─── Data section ───
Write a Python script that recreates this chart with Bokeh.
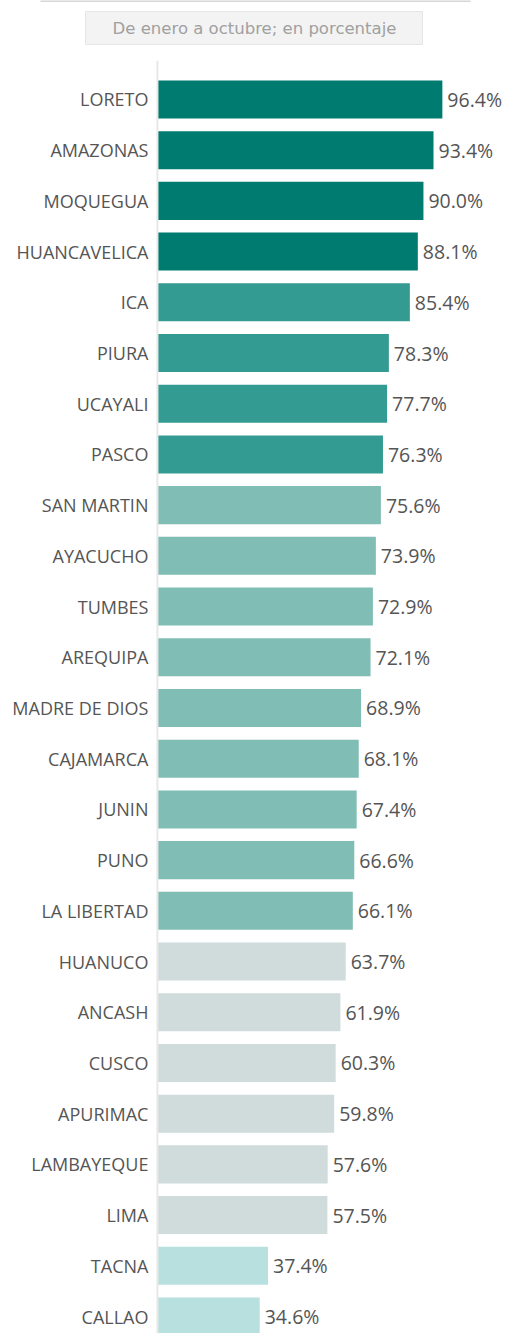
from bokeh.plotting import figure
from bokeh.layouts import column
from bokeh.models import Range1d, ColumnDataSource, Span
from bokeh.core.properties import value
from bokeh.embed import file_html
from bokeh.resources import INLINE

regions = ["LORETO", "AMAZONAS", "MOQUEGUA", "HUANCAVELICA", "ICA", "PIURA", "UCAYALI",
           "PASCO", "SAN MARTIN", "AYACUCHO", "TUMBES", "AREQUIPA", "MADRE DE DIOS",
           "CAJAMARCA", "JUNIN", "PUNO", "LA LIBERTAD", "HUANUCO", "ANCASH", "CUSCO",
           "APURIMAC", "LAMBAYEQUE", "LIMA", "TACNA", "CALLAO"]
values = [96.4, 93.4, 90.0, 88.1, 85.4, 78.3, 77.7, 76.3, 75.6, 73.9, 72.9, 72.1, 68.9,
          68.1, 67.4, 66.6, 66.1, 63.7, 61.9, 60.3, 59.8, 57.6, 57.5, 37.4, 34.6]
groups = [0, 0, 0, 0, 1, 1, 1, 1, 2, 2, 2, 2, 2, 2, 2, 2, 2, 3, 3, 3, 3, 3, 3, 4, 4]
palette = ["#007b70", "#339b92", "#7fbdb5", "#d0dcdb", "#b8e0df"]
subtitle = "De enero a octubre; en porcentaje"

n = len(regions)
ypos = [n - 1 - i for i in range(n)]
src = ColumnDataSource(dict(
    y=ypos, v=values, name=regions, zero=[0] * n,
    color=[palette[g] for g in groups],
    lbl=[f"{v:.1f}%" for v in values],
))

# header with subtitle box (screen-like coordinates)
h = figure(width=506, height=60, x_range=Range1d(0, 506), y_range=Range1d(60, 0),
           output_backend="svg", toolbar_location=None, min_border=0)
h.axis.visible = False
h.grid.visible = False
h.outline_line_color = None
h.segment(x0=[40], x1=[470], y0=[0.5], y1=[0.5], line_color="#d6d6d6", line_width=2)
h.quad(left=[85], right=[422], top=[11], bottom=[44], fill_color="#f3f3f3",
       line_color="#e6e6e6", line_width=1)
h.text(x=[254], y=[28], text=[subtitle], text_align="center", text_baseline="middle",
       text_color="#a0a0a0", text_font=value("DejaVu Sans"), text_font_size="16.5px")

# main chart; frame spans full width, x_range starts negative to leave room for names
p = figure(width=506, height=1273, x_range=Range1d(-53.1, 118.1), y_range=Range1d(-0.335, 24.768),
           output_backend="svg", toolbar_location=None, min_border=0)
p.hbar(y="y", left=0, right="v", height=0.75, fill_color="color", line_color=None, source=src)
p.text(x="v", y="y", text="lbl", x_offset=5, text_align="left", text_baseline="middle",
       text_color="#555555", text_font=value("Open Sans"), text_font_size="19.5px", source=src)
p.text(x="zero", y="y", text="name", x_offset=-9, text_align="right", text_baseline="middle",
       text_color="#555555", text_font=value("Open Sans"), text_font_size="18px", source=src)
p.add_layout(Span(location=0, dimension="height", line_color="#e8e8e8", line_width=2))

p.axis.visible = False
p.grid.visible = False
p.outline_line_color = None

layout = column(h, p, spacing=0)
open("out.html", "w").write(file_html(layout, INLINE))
───
Written problem → Reproduce the full material exactly, excluding the pictures.

Exercise output →
Write a Python script that recreates this chart with Bokeh.
from bokeh.plotting import figure
from bokeh.layouts import column
from bokeh.models import Range1d, ColumnDataSource, Span
from bokeh.core.properties import value
from bokeh.embed import file_html
from bokeh.resources import INLINE

regions = ["LORETO", "AMAZONAS", "MOQUEGUA", "HUANCAVELICA", "ICA", "PIURA", "UCAYALI",
           "PASCO", "SAN MARTIN", "AYACUCHO", "TUMBES", "AREQUIPA", "MADRE DE DIOS",
           "CAJAMARCA", "JUNIN", "PUNO", "LA LIBERTAD", "HUANUCO", "ANCASH", "CUSCO",
           "APURIMAC", "LAMBAYEQUE", "LIMA", "TACNA", "CALLAO"]
values = [96.4, 93.4, 90.0, 88.1, 85.4, 78.3, 77.7, 76.3, 75.6, 73.9, 72.9, 72.1, 68.9,
          68.1, 67.4, 66.6, 66.1, 63.7, 61.9, 60.3, 59.8, 57.6, 57.5, 37.4, 34.6]
groups = [0, 0, 0, 0, 1, 1, 1, 1, 2, 2, 2, 2, 2, 2, 2, 2, 2, 3, 3, 3, 3, 3, 3, 4, 4]
palette = ["#007b70", "#339b92", "#7fbdb5", "#d0dcdb", "#b8e0df"]
subtitle = "De enero a octubre; en porcentaje"

n = len(regions)
ypos = [n - 1 - i for i in range(n)]
src = ColumnDataSource(dict(
    y=ypos, v=values, name=regions, zero=[0] * n,
    color=[palette[g] for g in groups],
    lbl=[f"{v:.1f}%" for v in values],
))

# header with subtitle box (screen-like coordinates)
h = figure(width=506, height=60, x_range=Range1d(0, 506), y_range=Range1d(60, 0),
           output_backend="svg", toolbar_location=None, min_border=0)
h.axis.visible = False
h.grid.visible = False
h.outline_line_color = None
h.segment(x0=[40], x1=[470], y0=[0.5], y1=[0.5], line_color="#d6d6d6", line_width=2)
h.quad(left=[85], right=[422], top=[11], bottom=[44], fill_color="#f3f3f3",
       line_color="#e6e6e6", line_width=1)
h.text(x=[254], y=[28], text=[subtitle], text_align="center", text_baseline="middle",
       text_color="#a0a0a0", text_font=value("DejaVu Sans"), text_font_size="16.5px")

# main chart; frame spans full width, x_range starts negative to leave room for names
p = figure(width=506, height=1273, x_range=Range1d(-53.1, 118.1), y_range=Range1d(-0.335, 24.768),
           output_backend="svg", toolbar_location=None, min_border=0)
p.hbar(y="y", left=0, right="v", height=0.75, fill_color="color", line_color=None, source=src)
p.text(x="v", y="y", text="lbl", x_offset=5, text_align="left", text_baseline="middle",
       text_color="#555555", text_font=value("Open Sans"), text_font_size="19.5px", source=src)
p.text(x="zero", y="y", text="name", x_offset=-9, text_align="right", text_baseline="middle",
       text_color="#555555", text_font=value("Open Sans"), text_font_size="18px", source=src)
p.add_layout(Span(location=0, dimension="height", line_color="#e8e8e8", line_width=2))

p.axis.visible = False
p.grid.visible = False
p.outline_line_color = None

layout = column(h, p, spacing=0)
open("out.html", "w").write(file_html(layout, INLINE))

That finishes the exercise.